» WHAT YOU NEED TO DO
Your task is to repeat the entries exactly. Leave the pictures out.

» RECORDS FOR THE EXERCISE
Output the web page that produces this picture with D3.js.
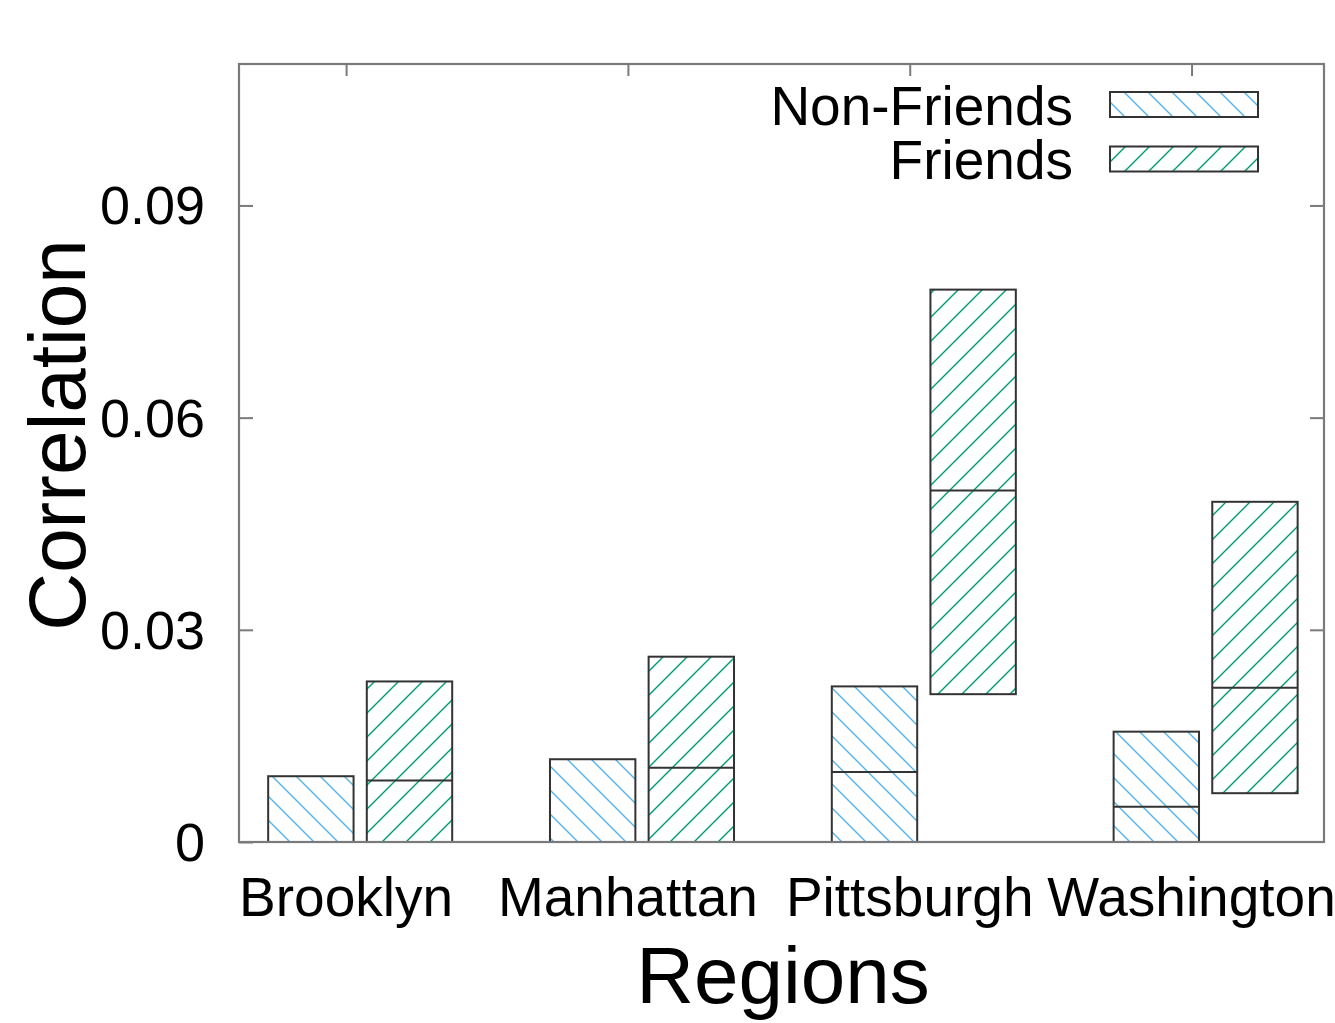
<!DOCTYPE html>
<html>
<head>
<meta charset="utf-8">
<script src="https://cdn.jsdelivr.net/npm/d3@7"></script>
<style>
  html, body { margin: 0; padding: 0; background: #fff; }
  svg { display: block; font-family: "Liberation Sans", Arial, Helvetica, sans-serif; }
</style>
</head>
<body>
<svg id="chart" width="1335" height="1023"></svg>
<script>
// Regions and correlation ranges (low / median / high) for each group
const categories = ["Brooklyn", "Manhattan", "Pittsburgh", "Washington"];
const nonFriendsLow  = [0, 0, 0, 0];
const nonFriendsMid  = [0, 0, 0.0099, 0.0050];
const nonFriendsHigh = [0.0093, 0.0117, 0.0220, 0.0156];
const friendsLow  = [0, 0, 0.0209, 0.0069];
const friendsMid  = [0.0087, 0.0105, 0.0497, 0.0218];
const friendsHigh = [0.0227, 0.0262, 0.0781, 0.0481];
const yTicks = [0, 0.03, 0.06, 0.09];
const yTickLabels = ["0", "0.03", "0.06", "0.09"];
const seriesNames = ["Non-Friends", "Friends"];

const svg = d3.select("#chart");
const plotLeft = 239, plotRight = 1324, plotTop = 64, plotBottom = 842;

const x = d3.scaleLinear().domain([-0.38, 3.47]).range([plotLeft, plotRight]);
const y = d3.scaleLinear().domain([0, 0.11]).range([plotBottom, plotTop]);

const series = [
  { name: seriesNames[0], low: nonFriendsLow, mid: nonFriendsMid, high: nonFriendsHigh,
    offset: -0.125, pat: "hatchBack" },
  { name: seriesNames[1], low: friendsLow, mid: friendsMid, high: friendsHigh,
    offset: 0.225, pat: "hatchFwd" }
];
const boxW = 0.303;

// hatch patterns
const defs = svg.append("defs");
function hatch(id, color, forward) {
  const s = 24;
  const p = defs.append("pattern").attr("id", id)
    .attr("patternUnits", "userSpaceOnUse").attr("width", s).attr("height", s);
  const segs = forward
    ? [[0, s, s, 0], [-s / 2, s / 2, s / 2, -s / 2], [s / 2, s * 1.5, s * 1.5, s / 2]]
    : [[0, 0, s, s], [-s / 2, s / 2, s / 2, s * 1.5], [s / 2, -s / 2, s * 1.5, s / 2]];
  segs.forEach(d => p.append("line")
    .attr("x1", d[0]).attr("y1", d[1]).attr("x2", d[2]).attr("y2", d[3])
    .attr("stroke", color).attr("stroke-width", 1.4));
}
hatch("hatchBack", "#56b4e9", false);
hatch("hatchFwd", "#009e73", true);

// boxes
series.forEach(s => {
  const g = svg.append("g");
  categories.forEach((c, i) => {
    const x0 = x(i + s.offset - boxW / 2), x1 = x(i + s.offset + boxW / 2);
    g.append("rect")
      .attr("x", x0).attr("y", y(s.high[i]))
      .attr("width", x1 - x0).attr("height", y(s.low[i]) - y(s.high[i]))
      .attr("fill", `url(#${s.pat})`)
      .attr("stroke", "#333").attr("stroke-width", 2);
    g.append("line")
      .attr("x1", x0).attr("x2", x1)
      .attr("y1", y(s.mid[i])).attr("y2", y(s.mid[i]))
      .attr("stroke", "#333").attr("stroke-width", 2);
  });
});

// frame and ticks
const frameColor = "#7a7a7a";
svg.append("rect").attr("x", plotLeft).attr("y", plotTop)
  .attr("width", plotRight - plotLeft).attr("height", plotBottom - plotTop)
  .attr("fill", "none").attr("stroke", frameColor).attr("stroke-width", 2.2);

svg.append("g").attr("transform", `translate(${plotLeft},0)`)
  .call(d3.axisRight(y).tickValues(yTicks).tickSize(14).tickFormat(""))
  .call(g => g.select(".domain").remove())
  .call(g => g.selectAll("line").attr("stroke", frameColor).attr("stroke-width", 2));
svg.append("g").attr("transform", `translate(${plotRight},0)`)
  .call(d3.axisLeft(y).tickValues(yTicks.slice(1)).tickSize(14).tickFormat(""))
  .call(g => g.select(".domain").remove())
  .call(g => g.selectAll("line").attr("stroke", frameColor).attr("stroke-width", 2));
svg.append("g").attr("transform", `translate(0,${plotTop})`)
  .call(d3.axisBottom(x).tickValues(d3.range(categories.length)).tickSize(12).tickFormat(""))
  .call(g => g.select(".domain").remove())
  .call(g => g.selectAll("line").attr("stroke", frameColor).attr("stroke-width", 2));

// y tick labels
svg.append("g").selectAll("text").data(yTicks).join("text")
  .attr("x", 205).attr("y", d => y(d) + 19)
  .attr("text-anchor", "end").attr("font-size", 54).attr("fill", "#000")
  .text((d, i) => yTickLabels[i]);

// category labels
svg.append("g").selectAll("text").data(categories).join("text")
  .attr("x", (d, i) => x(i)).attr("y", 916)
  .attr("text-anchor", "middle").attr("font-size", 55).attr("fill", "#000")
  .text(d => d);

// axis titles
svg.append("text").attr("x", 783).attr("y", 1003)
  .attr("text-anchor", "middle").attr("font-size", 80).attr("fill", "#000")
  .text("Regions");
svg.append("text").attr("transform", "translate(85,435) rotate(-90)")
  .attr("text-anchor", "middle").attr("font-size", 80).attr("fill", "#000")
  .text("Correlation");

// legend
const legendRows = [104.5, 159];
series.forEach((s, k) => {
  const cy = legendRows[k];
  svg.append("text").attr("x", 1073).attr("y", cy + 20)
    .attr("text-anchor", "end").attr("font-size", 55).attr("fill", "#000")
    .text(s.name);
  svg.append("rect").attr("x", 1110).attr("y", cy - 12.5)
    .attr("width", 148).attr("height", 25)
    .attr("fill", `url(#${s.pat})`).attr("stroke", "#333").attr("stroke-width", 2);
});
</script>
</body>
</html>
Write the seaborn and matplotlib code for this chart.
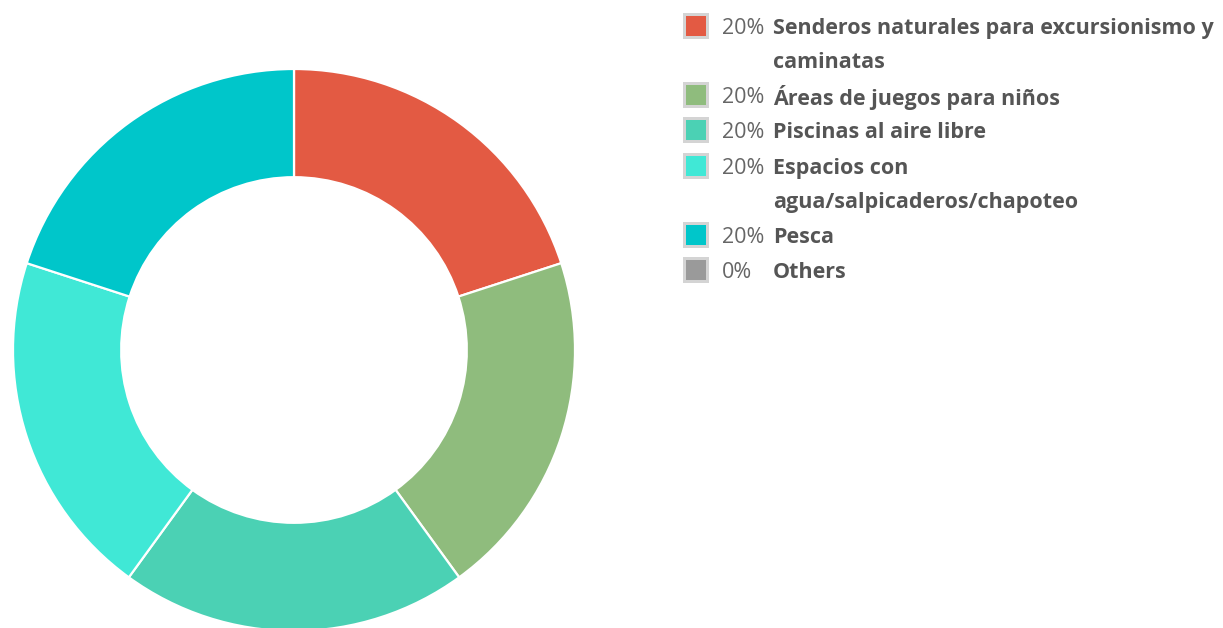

» OUTPUT FOR THIS TASK
Output the web page that produces this picture with D3.js.
<!DOCTYPE html>
<html>
<head>
<meta charset="utf-8">
<script src="https://cdn.jsdelivr.net/npm/d3@7"></script>
<style>
  html, body { margin: 0; padding: 0; background: #fff; }
  svg { display: block; font-family: "Liberation Sans", Arial, Helvetica, sans-serif; }
</style>
</head>
<body>
<svg id="chart" width="1335" height="1023"></svg>
<script>
// Regions and correlation ranges (low / median / high) for each group
const categories = ["Brooklyn", "Manhattan", "Pittsburgh", "Washington"];
const nonFriendsLow  = [0, 0, 0, 0];
const nonFriendsMid  = [0, 0, 0.0099, 0.0050];
const nonFriendsHigh = [0.0093, 0.0117, 0.0220, 0.0156];
const friendsLow  = [0, 0, 0.0209, 0.0069];
const friendsMid  = [0.0087, 0.0105, 0.0497, 0.0218];
const friendsHigh = [0.0227, 0.0262, 0.0781, 0.0481];
const yTicks = [0, 0.03, 0.06, 0.09];
const yTickLabels = ["0", "0.03", "0.06", "0.09"];
const seriesNames = ["Non-Friends", "Friends"];

const svg = d3.select("#chart");
const plotLeft = 239, plotRight = 1324, plotTop = 64, plotBottom = 842;

const x = d3.scaleLinear().domain([-0.38, 3.47]).range([plotLeft, plotRight]);
const y = d3.scaleLinear().domain([0, 0.11]).range([plotBottom, plotTop]);

const series = [
  { name: seriesNames[0], low: nonFriendsLow, mid: nonFriendsMid, high: nonFriendsHigh,
    offset: -0.125, pat: "hatchBack" },
  { name: seriesNames[1], low: friendsLow, mid: friendsMid, high: friendsHigh,
    offset: 0.225, pat: "hatchFwd" }
];
const boxW = 0.303;

// hatch patterns
const defs = svg.append("defs");
function hatch(id, color, forward) {
  const s = 24;
  const p = defs.append("pattern").attr("id", id)
    .attr("patternUnits", "userSpaceOnUse").attr("width", s).attr("height", s);
  const segs = forward
    ? [[0, s, s, 0], [-s / 2, s / 2, s / 2, -s / 2], [s / 2, s * 1.5, s * 1.5, s / 2]]
    : [[0, 0, s, s], [-s / 2, s / 2, s / 2, s * 1.5], [s / 2, -s / 2, s * 1.5, s / 2]];
  segs.forEach(d => p.append("line")
    .attr("x1", d[0]).attr("y1", d[1]).attr("x2", d[2]).attr("y2", d[3])
    .attr("stroke", color).attr("stroke-width", 1.4));
}
hatch("hatchBack", "#56b4e9", false);
hatch("hatchFwd", "#009e73", true);

// boxes
series.forEach(s => {
  const g = svg.append("g");
  categories.forEach((c, i) => {
    const x0 = x(i + s.offset - boxW / 2), x1 = x(i + s.offset + boxW / 2);
    g.append("rect")
      .attr("x", x0).attr("y", y(s.high[i]))
      .attr("width", x1 - x0).attr("height", y(s.low[i]) - y(s.high[i]))
      .attr("fill", `url(#${s.pat})`)
      .attr("stroke", "#333").attr("stroke-width", 2);
    g.append("line")
      .attr("x1", x0).attr("x2", x1)
      .attr("y1", y(s.mid[i])).attr("y2", y(s.mid[i]))
      .attr("stroke", "#333").attr("stroke-width", 2);
  });
});

// frame and ticks
const frameColor = "#7a7a7a";
svg.append("rect").attr("x", plotLeft).attr("y", plotTop)
  .attr("width", plotRight - plotLeft).attr("height", plotBottom - plotTop)
  .attr("fill", "none").attr("stroke", frameColor).attr("stroke-width", 2.2);

svg.append("g").attr("transform", `translate(${plotLeft},0)`)
  .call(d3.axisRight(y).tickValues(yTicks).tickSize(14).tickFormat(""))
  .call(g => g.select(".domain").remove())
  .call(g => g.selectAll("line").attr("stroke", frameColor).attr("stroke-width", 2));
svg.append("g").attr("transform", `translate(${plotRight},0)`)
  .call(d3.axisLeft(y).tickValues(yTicks.slice(1)).tickSize(14).tickFormat(""))
  .call(g => g.select(".domain").remove())
  .call(g => g.selectAll("line").attr("stroke", frameColor).attr("stroke-width", 2));
svg.append("g").attr("transform", `translate(0,${plotTop})`)
  .call(d3.axisBottom(x).tickValues(d3.range(categories.length)).tickSize(12).tickFormat(""))
  .call(g => g.select(".domain").remove())
  .call(g => g.selectAll("line").attr("stroke", frameColor).attr("stroke-width", 2));

// y tick labels
svg.append("g").selectAll("text").data(yTicks).join("text")
  .attr("x", 205).attr("y", d => y(d) + 19)
  .attr("text-anchor", "end").attr("font-size", 54).attr("fill", "#000")
  .text((d, i) => yTickLabels[i]);

// category labels
svg.append("g").selectAll("text").data(categories).join("text")
  .attr("x", (d, i) => x(i)).attr("y", 916)
  .attr("text-anchor", "middle").attr("font-size", 55).attr("fill", "#000")
  .text(d => d);

// axis titles
svg.append("text").attr("x", 783).attr("y", 1003)
  .attr("text-anchor", "middle").attr("font-size", 80).attr("fill", "#000")
  .text("Regions");
svg.append("text").attr("transform", "translate(85,435) rotate(-90)")
  .attr("text-anchor", "middle").attr("font-size", 80).attr("fill", "#000")
  .text("Correlation");

// legend
const legendRows = [104.5, 159];
series.forEach((s, k) => {
  const cy = legendRows[k];
  svg.append("text").attr("x", 1073).attr("y", cy + 20)
    .attr("text-anchor", "end").attr("font-size", 55).attr("fill", "#000")
    .text(s.name);
  svg.append("rect").attr("x", 1110).attr("y", cy - 12.5)
    .attr("width", 148).attr("height", 25)
    .attr("fill", `url(#${s.pat})`).attr("stroke", "#333").attr("stroke-width", 2);
});
</script>
</body>
</html>
Write the seaborn and matplotlib code for this chart.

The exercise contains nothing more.